The Wrestler opens with “Randy Ram” as he does a good night’s work on the professional wrestling/intense performing circuit. Nothing seems off limits in the effort to excite an audience and, in two brutal sequences, we are shown just how far these performers will go to entertain. Unfortunately, Randy forgets his age, and the damage he has done to his body over the years, and suffers a heart attack. The film focuses on his efforts of rehabilitation, physical and emotional, as he strives to carve a life that can thrive outside the rink.
Unfortunately, for Randy, as for many professionals who have focused on their careers, the relationships closest to them have given way to other priorities. So when he tries to reconnect with his long-lost daughter, beautifully played by Rachel Evan Wood, he experiences the pain of many a parent trying to reach out. And when he tries to establish a relationship with a dancer in a club, perfectly portrayed by Marisa Tomei, he learns that the charm he conveys when he works doesn’t always work when he lives.

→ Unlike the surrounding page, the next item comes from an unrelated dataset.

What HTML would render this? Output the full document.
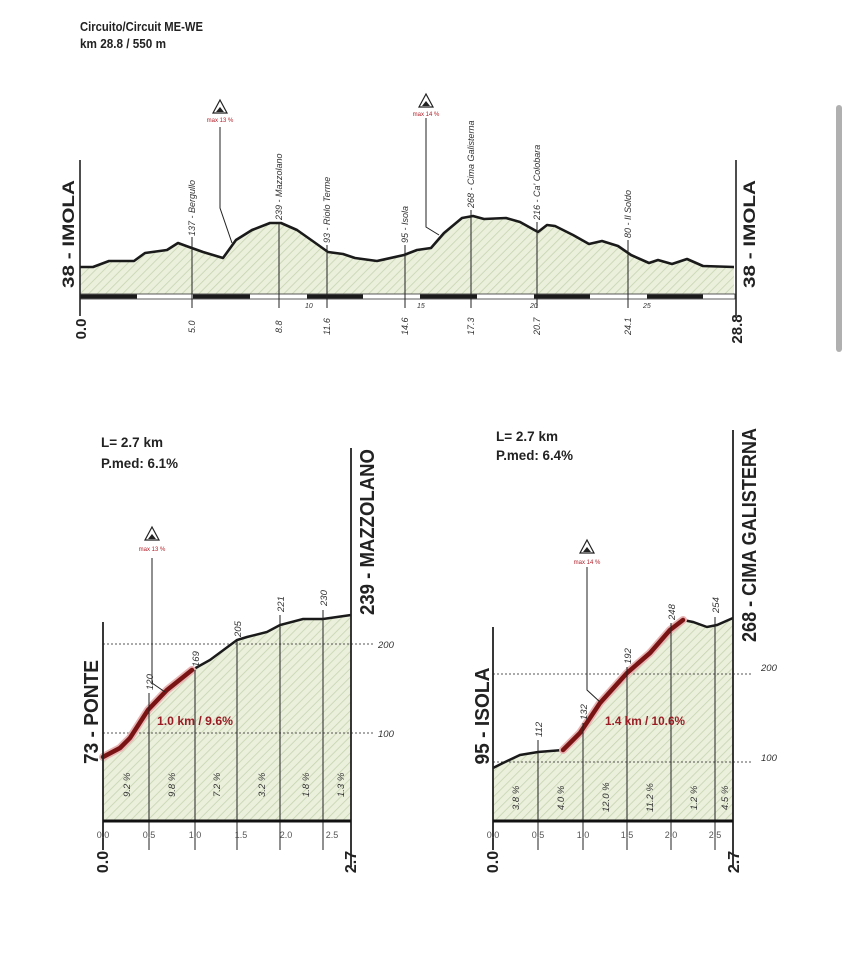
<!DOCTYPE html>
<html><head><meta charset="utf-8"><style>
html,body{margin:0;padding:0;background:#fff;}
svg{display:block;}
.c{font-family:"Liberation Sans Narrow","Liberation Sans",sans-serif;}
</style></head><body>
<svg width="848" height="960" viewBox="0 0 848 960" xmlns="http://www.w3.org/2000/svg">
<defs>
<pattern id="h" patternUnits="userSpaceOnUse" width="6" height="6" patternTransform="rotate(45)">
<rect width="6" height="6" fill="#eaf0dc"/>
<line x1="0" y1="0" x2="0" y2="6" stroke="#c8d3b0" stroke-width="1.6"/>
</pattern>
</defs>
<rect width="848" height="960" fill="#fff"/>
<rect x="836" y="105" width="6" height="247" rx="3" fill="#b0b0b0"/>

<g class="c" font-weight="bold" font-size="12.5" fill="#222">
<text x="80" y="31" textLength="123" lengthAdjust="spacingAndGlyphs">Circuito/Circuit ME-WE</text>
<text x="80" y="48" textLength="86" lengthAdjust="spacingAndGlyphs">km 28.8 / 550 m</text>
</g>

<path d="M80,267 L93,267 109,261 134,261 145,253 167,250 178,243 189,247 203,252 223,258 236,240 252,230 270,223 281,223 297,230 314,242 328,252 343,254 355,258 377,261 404,255 417,250 431,248 444,233 462,218 473,216 484,219 506,218 520,222 538,232 547,225 555,226 573,235 589,244 602,241 618,246 631,255 649,263 658,260 672,264 687,259 703,266 734,267 L734,295 L80,295 Z" fill="url(#h)"/>
<path d="M80,267 L93,267 109,261 134,261 145,253 167,250 178,243 189,247 203,252 223,258 236,240 252,230 270,223 281,223 297,230 314,242 328,252 343,254 355,258 377,261 404,255 417,250 431,248 444,233 462,218 473,216 484,219 506,218 520,222 538,232 547,225 555,226 573,235 589,244 602,241 618,246 631,255 649,263 658,260 672,264 687,259 703,266 734,267" fill="none" stroke="#1a1a1a" stroke-width="2.6" stroke-linejoin="round"/>
<rect x="80" y="294" width="655" height="5" fill="#fff" stroke="#333" stroke-width="0.8"/>
<g fill="#1a1a1a">
<rect x="80" y="294.5" width="57" height="4"/>
<rect x="193" y="294.5" width="57" height="4"/>
<rect x="307" y="294.5" width="56" height="4"/>
<rect x="420" y="294.5" width="57" height="4"/>
<rect x="534" y="294.5" width="56" height="4"/>
<rect x="647" y="294.5" width="56" height="4"/>
</g>
<g stroke="#222" stroke-width="1.6">
<line x1="80" y1="160" x2="80" y2="316"/>
<line x1="736" y1="160" x2="736" y2="316"/>
</g>
<g stroke="#222" stroke-width="1">
<line x1="192" y1="237" x2="192" y2="308"/>
<line x1="279" y1="222" x2="279" y2="308"/>
<line x1="327" y1="245" x2="327" y2="308"/>
<line x1="405" y1="245" x2="405" y2="308"/>
<line x1="471" y1="210" x2="471" y2="308"/>
<line x1="537" y1="222" x2="537" y2="308"/>
<line x1="628" y1="240" x2="628" y2="308"/>
<polyline points="220,127 220,208 232,243" fill="none"/>
<polyline points="426,118 426,227 439,235" fill="none"/>
</g>
<g class="c" font-size="9" font-style="italic" fill="#333">
<text transform="translate(195,236) rotate(-90)">137 - Bergullo</text>
<text transform="translate(282,220) rotate(-90)">239 - Mazzolano</text>
<text transform="translate(330,243) rotate(-90)">93 - Riolo Terme</text>
<text transform="translate(408,243) rotate(-90)">95 - Isola</text>
<text transform="translate(474,208) rotate(-90)">268 - Cima Galisterna</text>
<text transform="translate(540,220) rotate(-90)">216 - Ca' Colobara</text>
<text transform="translate(631,238) rotate(-90)">80 - Il Soldo</text>
<text transform="translate(195,333) rotate(-90)">5.0</text>
<text transform="translate(282,333) rotate(-90)">8.8</text>
<text transform="translate(330,335) rotate(-90)">11.6</text>
<text transform="translate(408,335) rotate(-90)">14.6</text>
<text transform="translate(474,335) rotate(-90)">17.3</text>
<text transform="translate(540,335) rotate(-90)">20.7</text>
<text transform="translate(631,335) rotate(-90)">24.1</text>
<text x="305" y="308" font-size="7">10</text>
<text x="417" y="308" font-size="7">15</text>
<text x="530" y="308" font-size="7">20</text>
<text x="643" y="308" font-size="7">25</text>
</g>
<g class="c" font-weight="bold" fill="#222">
<text transform="translate(74,234) rotate(-90)" font-size="17" text-anchor="middle" textLength="108" lengthAdjust="spacingAndGlyphs">38 - IMOLA</text>
<text transform="translate(755,234) rotate(-90)" font-size="17" text-anchor="middle" textLength="108" lengthAdjust="spacingAndGlyphs">38 - IMOLA</text>
<text transform="translate(86,329) rotate(-90)" font-size="15" text-anchor="middle">0.0</text>
<text transform="translate(742,329) rotate(-90)" font-size="15" text-anchor="middle">28.8</text>
</g>
<g>
<path d="M220,100 L213,113 L227,113 Z" fill="#fff" stroke="#222" stroke-width="1.2"/>
<path d="M216,112 L220,107 L224,112 Z" fill="#222"/>
<text x="220" y="122" class="c" font-size="6" fill="#b3202a" text-anchor="middle">max 13 %</text>
<path d="M426,94 L419,107 L433,107 Z" fill="#fff" stroke="#222" stroke-width="1.2"/>
<path d="M422,106 L426,101 L430,106 Z" fill="#222"/>
<text x="426" y="116" class="c" font-size="6" fill="#b3202a" text-anchor="middle">max 14 %</text>
</g>

<path d="M103,757 L120,748 130,738 148,710 167,690 192,670 210,660 237,640 247,637 267,632 280,625 303,619 323,619 337,617 351,615 L351,821 L103,821 Z" fill="url(#h)"/>
<g stroke="#555" stroke-width="1" stroke-dasharray="2,2">
<line x1="103" y1="644" x2="375" y2="644"/>
<line x1="103" y1="733" x2="375" y2="733"/>
</g>
<path d="M192,670 L210,660 237,640 247,637 267,632 280,625 303,619 323,619 337,617 351,615" fill="none" stroke="#1a1a1a" stroke-width="2.5"/>
<path d="M103,757 L120,748 130,738 148,710 167,690 192,670" fill="none" stroke="#e8b4b4" stroke-width="8" stroke-linecap="round"/>
<path d="M103,757 L120,748 130,738 148,710 167,690 192,670" fill="none" stroke="#7a1414" stroke-width="4.5" stroke-linecap="round"/>
<g stroke="#222" stroke-width="1">
<line x1="149" y1="693" x2="149" y2="850"/>
<line x1="195" y1="670" x2="195" y2="850"/>
<line x1="237" y1="640" x2="237" y2="850"/>
<line x1="280" y1="615" x2="280" y2="850"/>
<line x1="323" y1="610" x2="323" y2="850"/>
<line x1="103" y1="821" x2="103" y2="850"/>
<polyline points="152,558 152,683 165,692" fill="none"/>
</g>
<line x1="103" y1="622" x2="103" y2="850" stroke="#222" stroke-width="1.8"/>
<line x1="351" y1="448" x2="351" y2="867" stroke="#222" stroke-width="1.8"/>
<line x1="103" y1="821" x2="351" y2="821" stroke="#111" stroke-width="3"/>
<g class="c" font-size="9.5" font-style="italic" fill="#333">
<text transform="translate(153,690) rotate(-90)">120</text>
<text transform="translate(199,667) rotate(-90)">169</text>
<text transform="translate(241,637) rotate(-90)">205</text>
<text transform="translate(284,612) rotate(-90)">221</text>
<text transform="translate(327,606) rotate(-90)">230</text>
<text transform="translate(130,797) rotate(-90)">9.2 %</text>
<text transform="translate(175,797) rotate(-90)">9.8 %</text>
<text transform="translate(220,797) rotate(-90)">7.2 %</text>
<text transform="translate(265,797) rotate(-90)">3.2 %</text>
<text transform="translate(309,797) rotate(-90)">1.8 %</text>
<text transform="translate(344,797) rotate(-90)">1.3 %</text>
<text x="378" y="648">200</text>
<text x="378" y="737">100</text>
</g>
<g class="c" font-size="9" fill="#555" text-anchor="middle">
<text x="103" y="838">0.0</text><text x="149" y="838">0.5</text><text x="195" y="838">1.0</text>
<text x="241" y="838">1.5</text><text x="286" y="838">2.0</text><text x="332" y="838">2.5</text>
</g>
<text x="157" y="725" class="c" font-weight="bold" font-size="12" fill="#9a1c24" textLength="76" lengthAdjust="spacingAndGlyphs">1.0 km / 9.6%</text>
<g>
<path d="M152,527 L145,540 L159,540 Z" fill="#fff" stroke="#222" stroke-width="1.2"/>
<path d="M148,539 L152,534 L156,539 Z" fill="#222"/>
<text x="152" y="551" class="c" font-size="6" fill="#b3202a" text-anchor="middle">max 13 %</text>
</g>
<g class="c" font-weight="bold" fill="#222">
<text x="101" y="447" font-size="13.5" textLength="62" lengthAdjust="spacingAndGlyphs">L= 2.7 km</text>
<text x="101" y="468" font-size="13.5" textLength="77" lengthAdjust="spacingAndGlyphs">P.med: 6.1%</text>
<text transform="translate(98,712) rotate(-90)" font-size="20" text-anchor="middle" textLength="104" lengthAdjust="spacingAndGlyphs">73 - PONTE</text>
<text transform="translate(374,532) rotate(-90)" font-size="20" text-anchor="middle" textLength="166" lengthAdjust="spacingAndGlyphs">239 - MAZZOLANO</text>
<text transform="translate(108,862) rotate(-90)" font-size="16" text-anchor="middle">0.0</text>
<text transform="translate(356,862) rotate(-90)" font-size="16" text-anchor="middle">2.7</text>
</g>

<path d="M493,768 L503,763 520,755 538,752 563,750 580,733 600,703 627,673 650,653 670,630 683,620 693,622 707,627 717,625 733,618 L733,821 L493,821 Z" fill="url(#h)"/>
<g stroke="#555" stroke-width="1" stroke-dasharray="2,2">
<line x1="493" y1="674" x2="752" y2="674"/>
<line x1="493" y1="762" x2="752" y2="762"/>
</g>
<path d="M493,768 L503,763 520,755 538,752 563,750 M683,620 L693,622 707,627 717,625 733,618" fill="none" stroke="#1a1a1a" stroke-width="2.5"/>
<path d="M563,750 L580,733 600,703 627,673 650,653 670,630 683,620" fill="none" stroke="#e8b4b4" stroke-width="8" stroke-linecap="round"/>
<path d="M563,750 L580,733 600,703 627,673 650,653 670,630 683,620" fill="none" stroke="#7a1414" stroke-width="4.5" stroke-linecap="round"/>
<g stroke="#222" stroke-width="1">
<line x1="538" y1="740" x2="538" y2="850"/>
<line x1="583" y1="723" x2="583" y2="850"/>
<line x1="627" y1="667" x2="627" y2="850"/>
<line x1="671" y1="623" x2="671" y2="850"/>
<line x1="715" y1="617" x2="715" y2="850"/>
<line x1="493" y1="821" x2="493" y2="850"/>
<polyline points="587,567 587,690 600,702" fill="none"/>
</g>
<line x1="493" y1="627" x2="493" y2="850" stroke="#222" stroke-width="1.8"/>
<line x1="733" y1="430" x2="733" y2="867" stroke="#222" stroke-width="1.8"/>
<line x1="493" y1="821" x2="733" y2="821" stroke="#111" stroke-width="3"/>
<g class="c" font-size="9.5" font-style="italic" fill="#333">
<text transform="translate(542,737) rotate(-90)">112</text>
<text transform="translate(587,720) rotate(-90)">132</text>
<text transform="translate(631,664) rotate(-90)">192</text>
<text transform="translate(675,620) rotate(-90)">248</text>
<text transform="translate(719,613) rotate(-90)">254</text>
<text transform="translate(519,810) rotate(-90)">3.8 %</text>
<text transform="translate(564,810) rotate(-90)">4.0 %</text>
<text transform="translate(609,812) rotate(-90)">12.0 %</text>
<text transform="translate(653,812) rotate(-90)">11.2 %</text>
<text transform="translate(697,810) rotate(-90)">1.2 %</text>
<text transform="translate(728,810) rotate(-90)">4.5 %</text>
<text x="761" y="671">200</text>
<text x="761" y="761">100</text>
</g>
<g class="c" font-size="9" fill="#555" text-anchor="middle">
<text x="493" y="838">0.0</text><text x="538" y="838">0.5</text><text x="583" y="838">1.0</text>
<text x="627" y="838">1.5</text><text x="671" y="838">2.0</text><text x="715" y="838">2.5</text>
</g>
<text x="605" y="725" class="c" font-weight="bold" font-size="12" fill="#9a1c24" textLength="80" lengthAdjust="spacingAndGlyphs">1.4 km / 10.6%</text>
<g>
<path d="M587,540 L580,553 L594,553 Z" fill="#fff" stroke="#222" stroke-width="1.2"/>
<path d="M583,552 L587,547 L591,552 Z" fill="#222"/>
<text x="587" y="564" class="c" font-size="6" fill="#b3202a" text-anchor="middle">max 14 %</text>
</g>
<g class="c" font-weight="bold" fill="#222">
<text x="496" y="441" font-size="13.5" textLength="62" lengthAdjust="spacingAndGlyphs">L= 2.7 km</text>
<text x="496" y="460" font-size="13.5" textLength="77" lengthAdjust="spacingAndGlyphs">P.med: 6.4%</text>
<text transform="translate(489,716) rotate(-90)" font-size="20" text-anchor="middle" textLength="97" lengthAdjust="spacingAndGlyphs">95 - ISOLA</text>
<text transform="translate(756,535) rotate(-90)" font-size="20" text-anchor="middle" textLength="214" lengthAdjust="spacingAndGlyphs">268 - CIMA GALISTERNA</text>
<text transform="translate(498,862) rotate(-90)" font-size="16" text-anchor="middle">0.0</text>
<text transform="translate(739,862) rotate(-90)" font-size="16" text-anchor="middle">2.7</text>
</g>
</svg>
</body></html>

At the center of the film is Rourke who is pitch perfect in every moment. Rarely do we get to see an actor, a role and a director so creatively aligned. Rourke doesn’t perform the part; he is the part; and he is heartbreaking. While much attention initially went to the brutality of the wrestling sequences, the finest moments in the film are the quiet ones, when Rourke’s face and eyes register a despair that reaches off the screen.
The Wrestler is a film that is so good, so lasting, and in other hands could have been so wrong. It turns out Nicholas Cage was originally cast in the lead role. That would have made it a star turn. What adds to the drama on screen is how we know, as an audience, that Rourke is fighting for his professional life, too.
The Wrestler, released in 2008, is Rated R for violence, sexuality/nudity, language and drug use. The film runs 1 hour, 49 minutes, and is available online.